Ronny menyarankan pemerintah segera membenahi sejumlah kebijakan. Misalnya, memperbaiki tata kelola sampah.
Selain itu, pemerintah harus mengkaji ulang rencana penataan Bali. Ia menyebut harus ada kejelasan wilayah-wilayah mana saja di Bali yang masuk kategori wisata massal dan wisata khusus.
Ia menjelaskan wisata massal atau mass tourism meliputi daerah seperti pantai yang berpotensi dikunjungi banyak orang. Adapun wisata khusus atau special interest tourism dikunjungi turis secara terbatas dan lebih tertata.
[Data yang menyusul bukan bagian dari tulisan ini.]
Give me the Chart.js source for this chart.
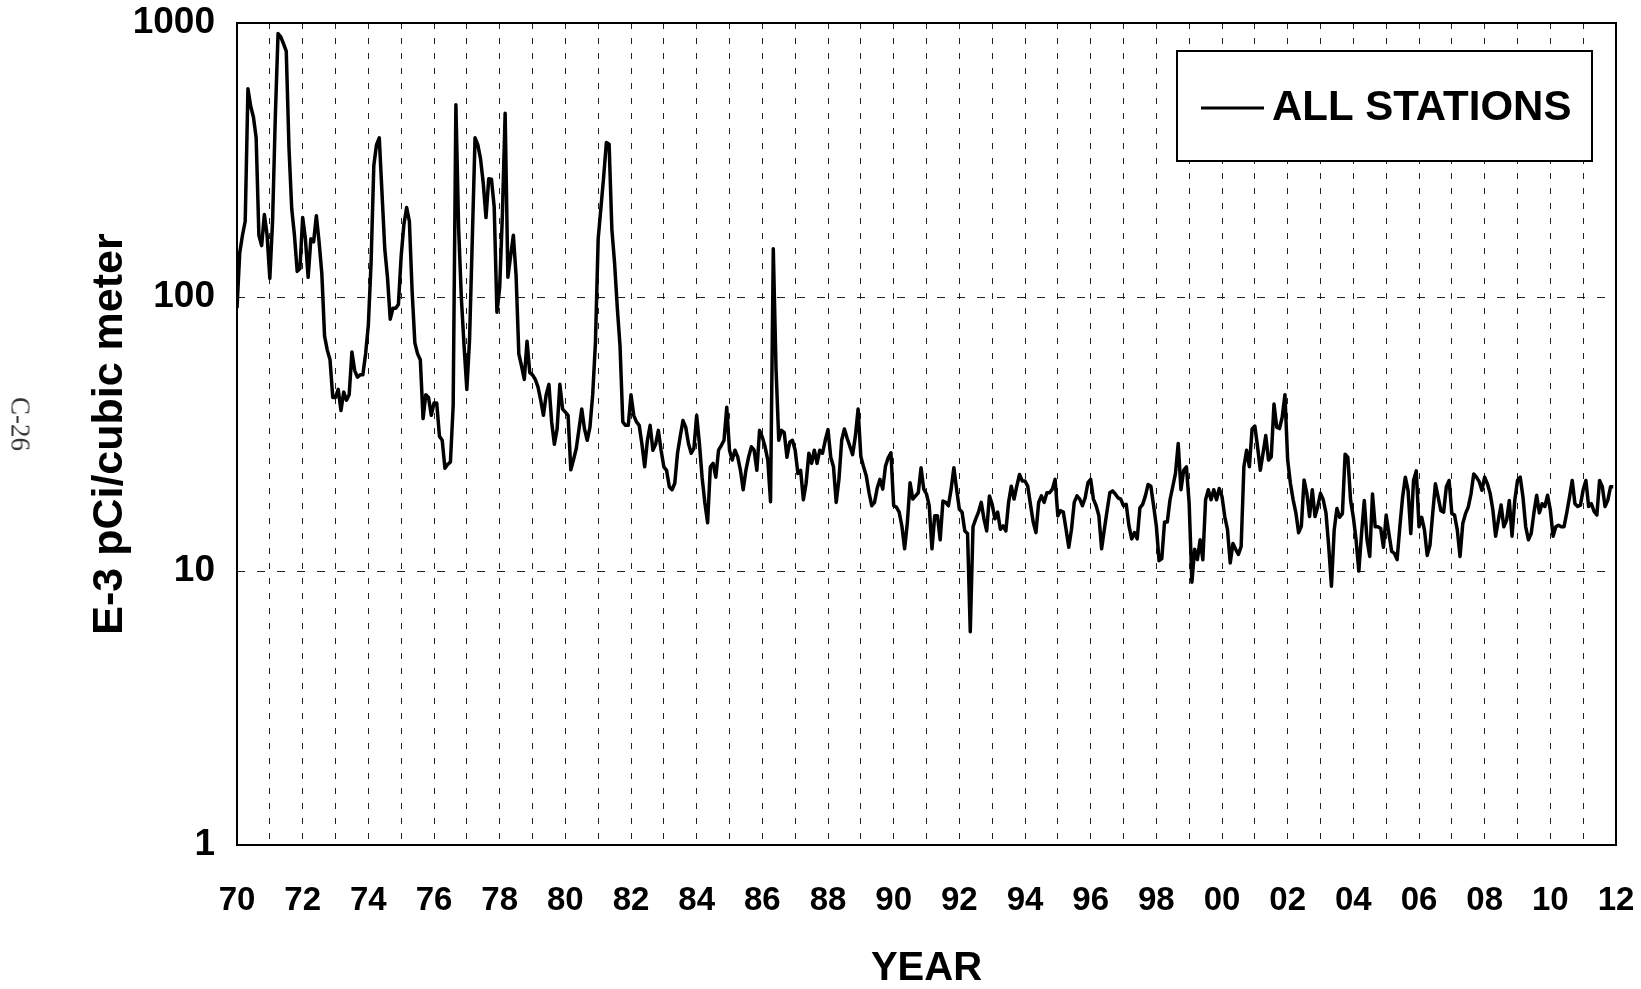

"Kalau mass tourism, ya kalau banyak kunjungannya wajar. Kalau kunjungannya banyak lalu sampahnya berserahkan, ya itu salahnya pemerintah, bukan salahnya turis," ucap Ronny.
"Tapi kalau kunjungan itu berlimpah, tak terbatas ke special interest tourism, nah ini harus dipersoalkan. Ini kan destinasinya khusus dan harus dibatasi demi menjaga ekosistem, demi menjaga kelestarian budaya," katanya.